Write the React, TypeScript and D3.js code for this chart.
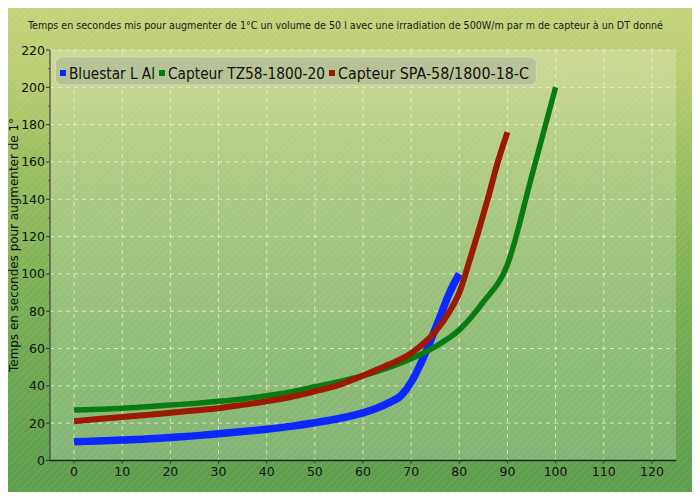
import React from 'react';
import * as d3 from 'd3';

const title = 'Temps en secondes mis pour augmenter de 1°C un volume de 50 l avec une irradiation de 500W/m  par m  de capteur à un DT donné';
const yTitle = 'Temps en secondes pour augmenter de 1°';

const xTicks = [0, 10, 20, 30, 40, 50, 60, 70, 80, 90, 100, 110, 120];
const yTicks = [0, 20, 40, 60, 80, 100, 120, 140, 160, 180, 200, 220];
const yMinor = [10, 30, 50, 70, 90, 110, 130, 150, 170, 190, 210];

const blueX = [0, 5, 10, 15, 20, 25, 30, 35, 40, 45, 50, 55, 60, 65, 68, 70, 72, 74, 76, 78, 80];
const blueY = [10, 10.5, 11, 11.5, 12.3, 13.2, 14.3, 15.5, 16.8, 18.3, 20.2, 22.5, 25.5, 30.5, 35, 42, 52, 64, 77, 90, 100];

const greenX = [0, 5, 10, 15, 20, 25, 30, 35, 40, 45, 50, 55, 60, 65, 70, 75, 80, 85, 90, 95, 100];
const greenY = [27, 27.5, 28, 28.8, 29.7, 30.6, 31.7, 33, 34.7, 36.8, 39.5, 42.3, 45.5, 49.5, 54.5, 61, 70, 85, 105, 152, 200];

const redX = [0, 5, 10, 15, 20, 25, 30, 35, 40, 45, 50, 55, 60, 65, 70, 75, 78, 80, 82, 84, 86, 88, 90];
const redY = [21, 22.2, 23.3, 24.4, 25.6, 26.8, 28, 29.8, 31.7, 34, 37, 40.5, 45.5, 51, 57.5, 69, 80, 90, 106, 123, 141, 160, 176];

const series = [
  { name: 'Bluestar L Al', xs: blueX, ys: blueY, color: '#0a28ff', width: 7.5, len: 86 },
  { name: 'Capteur TZ58-1800-20', xs: greenX, ys: greenY, color: '#087c10', width: 5.5, len: 157 },
  { name: 'Capteur SPA-58/1800-18-C', xs: redX, ys: redY, color: '#9c1a02', width: 6, len: 191 },
];

const W = 700;
const H = 500;
const plot = { left: 50, right: 676, top: 50, bottom: 460.5 };

export default function App() {
  const x = d3.scaleLinear().domain([-5, 125]).range([plot.left, plot.right]);
  const y = d3.scaleLinear().domain([0, 220]).range([plot.bottom, plot.top]);

  const line = d3
    .line<[number, number]>()
    .x(d => x(d[0]))
    .y(d => y(d[1]))
    .curve(d3.curveMonotoneX);

  // legend layout
  let lx = 60;
  const legendItems = series.map(s => {
    const item = { ...s, sx: lx, tx: lx + 9 };
    lx = lx + 9 + s.len + 4;
    return item;
  });

  const font = '"DejaVu Sans", sans-serif';

  return (
    <svg width={W} height={H} style={{ display: 'block', margin: '-8px' }}>
      <defs>
        <linearGradient id="bg" x1="0" y1="0" x2="0" y2="1">
          <stop offset="0" stopColor="#c6d47c" />
          <stop offset="0.16" stopColor="#b8cc70" />
          <stop offset="0.3" stopColor="#9fc062" />
          <stop offset="0.5" stopColor="#86b458" />
          <stop offset="0.7" stopColor="#70aa52" />
          <stop offset="0.88" stopColor="#62a24e" />
          <stop offset="1" stopColor="#5a9d4b" />
        </linearGradient>
        <pattern id="hatch" width="5" height="5" patternUnits="userSpaceOnUse" patternTransform="rotate(45)">
          <line x1="0" y1="0" x2="0" y2="5" stroke="#ffffff" strokeOpacity="0.12" strokeWidth="1.5" />
        </pattern>
      </defs>

      <rect x={0} y={0} width={W} height={H} fill="url(#bg)" />
      <rect x={0} y={0} width={W} height={H} fill="url(#hatch)" />

      <rect
        x={plot.left}
        y={plot.top}
        width={plot.right - plot.left}
        height={plot.bottom - plot.top}
        fill="#ffffff"
        fillOpacity={0.22}
      />

      <text
        x={28}
        y={29}
        fontFamily='"DejaVu Sans Condensed", "DejaVu Sans", sans-serif'
        fontSize={10.5}
        fill="#1a1a1a"
        textLength={635}
        lengthAdjust="spacingAndGlyphs"
      >
        {title}
      </text>

      {/* grid */}
      {yTicks.map(t => (
        <line
          key={'gy' + t}
          x1={plot.left}
          x2={plot.right}
          y1={y(t)}
          y2={y(t)}
          stroke="#f4f4e8"
          strokeOpacity={0.75}
          strokeDasharray="4 4"
        />
      ))}
      {xTicks.map(t => (
        <line
          key={'gx' + t}
          x1={x(t)}
          x2={x(t)}
          y1={plot.top}
          y2={plot.bottom}
          stroke="#f4f4e8"
          strokeOpacity={0.75}
          strokeDasharray="4 4"
        />
      ))}

      {/* axes */}
      <line x1={plot.left} x2={plot.left} y1={plot.top} y2={plot.bottom} stroke="#333" />
      <line x1={plot.left} x2={plot.right} y1={plot.bottom} y2={plot.bottom} stroke="#222" strokeWidth={1.5} />
      {yTicks.map(t => (
        <g key={'yt' + t}>
          <line x1={plot.left - 4} x2={plot.left} y1={y(t)} y2={y(t)} stroke="#333" />
          <text x={plot.left - 5} y={y(t) + 4.5} textAnchor="end" fontFamily={font} fontSize={12.5} fill="#111">
            {t}
          </text>
        </g>
      ))}
      {yMinor.map(t => (
        <line key={'ym' + t} x1={plot.left - 2} x2={plot.left} y1={y(t)} y2={y(t)} stroke="#c0392b" />
      ))}
      {xTicks.map(t => (
        <g key={'xt' + t}>
          <line x1={x(t)} x2={x(t)} y1={plot.bottom} y2={plot.bottom + 3} stroke="#333" />
          <text x={x(t)} y={plot.bottom + 15} textAnchor="middle" fontFamily={font} fontSize={12.5} fill="#111">
            {t}
          </text>
        </g>
      ))}

      <text
        transform={`translate(18, 245) rotate(-90)`}
        textAnchor="middle"
        fontFamily={font}
        fontSize={12.5}
        fill="#111"
        textLength={254}
        lengthAdjust="spacingAndGlyphs"
      >
        {yTitle}
      </text>

      {/* series */}
      {series.map(s => (
        <path
          key={s.name}
          d={line(s.xs.map((v, i) => [v, s.ys[i]] as [number, number])) || ''}
          fill="none"
          stroke={s.color}
          strokeWidth={s.width}
          strokeLinejoin="round"
        />
      ))}

      {/* legend */}
      <rect x={55.5} y={57} width={481} height={28} rx={6} fill="#b4bf98" fillOpacity={0.85} stroke="#d4dcb6" strokeWidth={1.2} />
      {legendItems.map(s => (
        <g key={'lg' + s.name}>
          <rect x={s.sx} y={70} width={6} height={6} fill={s.color} />
          <text
            x={s.tx}
            y={78.5}
            fontFamily={font}
            fontSize={15}
            fill="#111"
            textLength={s.len}
            lengthAdjust="spacingAndGlyphs"
          >
            {s.name}
          </text>
        </g>
      ))}

      <rect x={0.5} y={0.5} width={W - 1} height={H - 1} fill="none" stroke="#111" strokeWidth={2} />
    </svg>
  );
}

• [Set exercise]
Transcribe the opening line of the listing above, please, and every line after it through the line with "const yTitle = 'Temps", word for word, without pictures.

• [Finished exercise]
Write the React, TypeScript and D3.js code for this chart.
import React from 'react';
import * as d3 from 'd3';

const title = 'Temps en secondes mis pour augmenter de 1°C un volume de 50 l avec une irradiation de 500W/m  par m  de capteur à un DT donné';
const yTitle = 'Temps en secondes pour augmenter de 1°';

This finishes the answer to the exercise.